Ainda assim, alguns padrões são discerníveis, e corrigem alguns mitos. Embora alguns líderes tenham tido grandes famílias polígamas, dois terços dos homens polígamos tinha apenas duas mulheres de cada vez .18 Os líderes da Igreja reconheceram que o casamento plural podia ser particularmente difícil para as mulheres. O divórcio estava, portanto, disponível para as mulheres que eram infelizes no casamento; um novo casamento também estava prontamente disponibilizado.19 As mulheres se casavam em idades relativamente jovens na primeira década do estabelecimento em Utah (16 ou 17 anos, ou, raramente, mais jovens), que era típico de mulheres que viviam em áreas remotas na época.20 Em outros lugares, as mulheres casavam em idades mais avançadas à medida que a sociedade amadurecia. Quase todas as mulheres se casavam, bem como uma grande porcentagem de homens. Na verdade, parece que se casava uma porcentagem maior de homens em Utah do que em outros lugares nos Estados Unidos na época. Provavelmente a metade das pessoas que viviam no território de Utah em 1857 passaram pela experiência de viver em uma família polígama como esposo, esposa ou filho, em algum momento da vida.21 Por volta de 1870, de 25 a 30 por cento da população vivia em lares polígamos, e parece que o percentual continuou a diminuir nos 20 anos seguintes.22
A experiência do casamento plural no final do século XIX era substancialmente diferente daquela das décadas anteriores. A partir de 1862, o governo dos Estados Unidos aprovou leis contra a prática do casamento plural. Adversários de fora montaram uma campanha contra a prática, afirmando que esperavam proteger as mulheres mórmons e a civilização americana.
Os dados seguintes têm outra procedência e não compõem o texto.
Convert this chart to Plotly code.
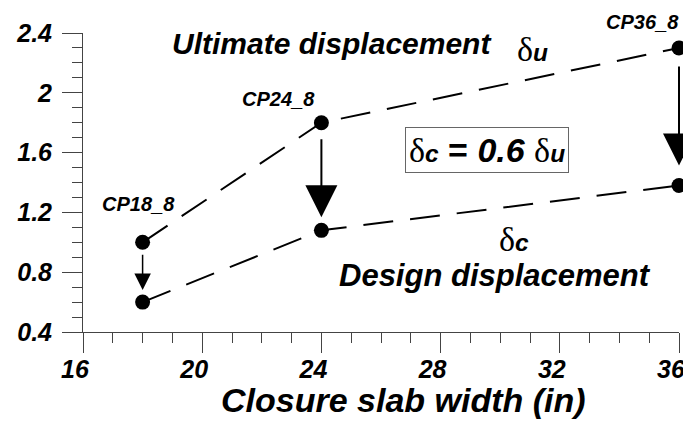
import plotly.graph_objects as go

# Data
widths = [18, 24, 36]
ultimate = [1.0, 1.8, 2.3]
design = [0.6, 1.08, 1.38]
specimens = ["CP18_8", "CP24_8", "CP36_8"]
x_ticks = [16, 20, 24, 28, 32, 36]
x_tick_text = ["16", "20", "24", "28", "32", "36"]
y_ticks = [0.4, 0.8, 1.2, 1.6, 2.0, 2.4]
y_tick_text = ["0.4", "0.8", "1.2", "1.6", "2", "2.4"]

FONT = "Liberation Sans, Arial, sans-serif"
SERIF = "Liberation Serif, Times New Roman, serif"

fig = go.Figure()
for ys in (ultimate, design):
    fig.add_trace(go.Scatter(
        x=widths, y=ys, mode="lines+markers",
        line=dict(color="black", width=2, dash="30px,17px"),
        marker=dict(color="black", size=15),
        cliponaxis=False, showlegend=False, hoverinfo="skip"))

# arrows from ultimate to design
arrow_cfg = [
    dict(aw=1.5, asz=2.2, ss=11, so=12),
    dict(aw=2, asz=3.2, ss=15, so=13),
    dict(aw=2, asz=3.2, ss=17, so=20),
]
for xw, yu, yd, c in zip(widths, ultimate, design, arrow_cfg):
    fig.add_annotation(x=xw, y=yd, ax=xw, ay=yu, xref="x", yref="y",
                       axref="x", ayref="y", text="", showarrow=True,
                       arrowhead=2, arrowwidth=c["aw"], arrowsize=c["asz"],
                       arrowcolor="black", standoff=c["so"], startstandoff=c["ss"])

# specimen labels; the last one sits above the axes, so it uses paper y
label_pos = [(17.85, 1.256, "y"), (22.55, 1.96, "y"), (34.76, 1.08, "paper")]
for name, (lx, ly, yr) in zip(specimens, label_pos):
    fig.add_annotation(x=lx, y=ly, xref="x", yref=yr, text=f"<b><i>{name}</i></b>",
                       showarrow=False, font=dict(family=FONT, size=20, color="black"))

def delta(sub):
    return (f"<span style='font-family:{SERIF}'>δ</span>"
            f"<span style='font-size:0.72em'><b><i>{sub}</i></b></span>")

fig.add_annotation(x=24.36, y=2.33, xref="x", yref="y",
                   text="<b><i>Ultimate displacement</i></b>", showarrow=False,
                   font=dict(family=FONT, size=30, color="black"))
fig.add_annotation(x=31.1, y=2.29, xref="x", yref="y", text=delta("u"), showarrow=False,
                   font=dict(family=FONT, size=34, color="black"))
fig.add_annotation(x=29.83, y=0.78, xref="x", yref="y",
                   text="<b><i>Design displacement</i></b>", showarrow=False,
                   font=dict(family=FONT, size=31, color="black"))
fig.add_annotation(x=30.45, y=1.02, xref="x", yref="y", text=delta("c"), showarrow=False,
                   font=dict(family=FONT, size=34, color="black"))
fig.add_annotation(x=29.57, y=1.62, xref="x", yref="y",
                   text=delta("c") + "<b> = <i>0.6</i></b> " + delta("u"),
                   showarrow=False, bordercolor="#666666", borderwidth=1, borderpad=3,
                   font=dict(family=FONT, size=34, color="black"))
# axis title (centred like the reference, slightly right of the plot centre)
fig.add_annotation(x=0.537, y=-0.227, xref="paper", yref="paper",
                   text="<b><i>Closure slab width (in)</i></b>", showarrow=False,
                   yanchor="middle", font=dict(family=FONT, size=34, color="black"))

axis_common = dict(showgrid=False, zeroline=False, showline=True, linecolor="#444444",
                   linewidth=1, ticks="outside", tickcolor="#444444", tickwidth=1,
                   automargin=False, tickfont=dict(family=FONT, size=25, color="black"))
fig.update_xaxes(range=[16, 36], tickvals=x_ticks,
                 ticktext=[f"<b><i>{t}</i></b>" for t in x_tick_text], ticklen=20,
                 ticklabelstandoff=-5, ticklabelshift=-8,
                 minor=dict(dtick=1, ticks="outside", ticklen=10, tickcolor="#444444"),
                 **axis_common)
fig.update_yaxes(range=[0.4, 2.4], tickvals=y_ticks,
                 ticktext=[f"<b><i>{t}</i></b>" for t in y_tick_text], ticklen=20,
                 ticklabelstandoff=5,
                 minor=dict(dtick=0.1, ticks="outside", ticklen=10, tickcolor="#444444"),
                 **axis_common)
# page body adds an 8px offset; compensate so the plot area sits where the reference has it
fig.update_layout(width=691, height=418, margin=dict(l=75, r=20, t=25, b=94),
                  plot_bgcolor="white", paper_bgcolor="white",
                  font=dict(family=FONT))
fig.write_html("out.html")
Por sua vez, muitas mulheres santos dos últimos dias defenderam publicamente a prática do casamento plural, argumentando, em declarações, que participavam por espontânea vontade.23
Depois que a Suprema Corte dos Estados Unidos considerou que as leis antipoligamia eram constitucionais, em 1879, as autoridades federais começaram a perseguir os maridos e esposas polígamos durante a década de 1880.24 Acreditando que essas leis eram injustas, os santos dos últimos dias adotaram a desobediência civil, continuando a praticar o casamento plural e tentando evitar a prisão. Quando condenados, eles pagavam multas e eram submetidos à pena de prisão. Para ajudar seus maridos a evitar processos, esposas plurais muitas vezes se separavam em diferentes famílias ou se escondiam sob nomes falsos, especialmente durante a gravidez ou após o parto25
Em 1890, quando o Manifesto do Presidente Woodruff encerrou o mandamento da prática do casamento plural, a sociedade mórmon tinha desenvolvido um núcleo forte e fiel de membros, na sua maioria composta de emigrantes da Europa e do leste dos Estados Unidos. Mas a composição demográfica da Igreja a nível mundial começou a mudar. Começando na década de 1890, conversos de fora dos Estados Unidos foram convidados a construir a Igreja em seus países de origem, em vez de se mudarem para Utah. Nas décadas seguintes, os santos dos últimos dias migraram para longe da Grande Bacia, região que engloba Utah e estados vizinhos, para buscar novas oportunidades. O casamento plural nunca foi incentivado fora de concentrações de populações de santos dos últimos dias. Especialmente nessas congregações recém-formadas fora de Utah, as famílias monogâmicas tornaram-se essenciais para o culto e aprendizagem religiosos. À medida que a Igreja cresceu e se espalhou para além do oeste americano, o núcleo famíliar monogâmico passou a ser bem adequado para uma sociedade cada vez mais móvel e dispersa.
Para muitos que o praticaram, o casamento plural foi um sacrifício significativo. Apesar das dificuldades vividas por alguns, a fidelidade daqueles que praticaram o casamento plural continua a beneficiar a Igreja de inúmeras maneiras. Através da linhagem desses santos do Século XIX, vieram muitos santos dos últimos dias que foram fiéis aos seus convênios do evangelho como mães e pais dignos, discípulos fiéis de Jesus Cristo, membros dedicados da Igreja, líderes e missionários. Embora os membros da Igreja contemporânea estejam proibidos de praticar o casamento plural, os santos dos últimos dias modernos honram e respeitam esses pioneiros que deram tanto por sua fé, suas famílias e sua comunidade.